Retailers including Macy’s, Gap and Ross Stores rallied last week on strong earnings; for some, measures to clear inventory with big discounts paid off. But others said sales slowed in recent weeks and gave cautious outlooks. Ross said “we continue to expect a very promotional holiday selling season.” Target tumbled post-results as shoppers were hit by “inflation, rising interest rates and economic uncertainty,” the CEO said; discretionary categories have lagged.

And while Walmart boosted its forecast, part of that came from higher-income shoppers trading down, and a shift to groceries from general merchandise. Even Amazon is concerned, projecting the slowest holiday-quarter growth in its history.

The National Retail Federation forecasts sales rising by 6% to 8% in November and December, well below last year’s record 13.5% increase. Retailers may have to discount deeply to attract shoppers, threatening profitability at a peak period.

Black Friday, the informal start of the peak shopping season, comes this week amid the muted backdrop. A Goldman Sachs survey of 1,000 US consumers found that nearly half plan to spend less this holiday season than they did in 2021.
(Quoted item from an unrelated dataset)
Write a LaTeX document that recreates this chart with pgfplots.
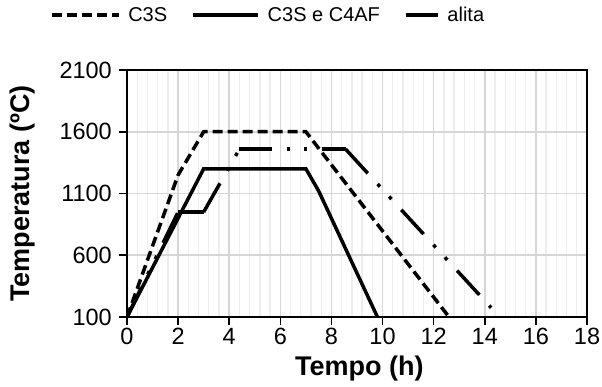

Retail stocks are also being battered in Europe and are among the most shorted. While the sector, like US peers, has benefited from the bear market rally, it’s still the second-worst performer in the Stoxx 600 year-to-date, with consumer confidence near a record low.

UK retail stocks have seen particular misery amid the sharpest drop in living standards. It’s one of the worst-performing FTSE 350 sectors so far this year. October’s retail sales were worse than expected.

Consumers face higher taxes and spending cuts as the government tries to tackle inflation and rein in the budget deficit. Disposable incomes will probably fall 7% in the next two years under last week’s measures set out by the Chancellor of the Exchequer.

Retail has become a bit of a recovery play in the recent bear market rally and US consumers have shown resilience by some measures such as credit. But with multiple retail gauges set for the worst year since the global financial crisis, it will take a remarkably strong holiday season to overcome 2022’s gloom — and next year may not be much better.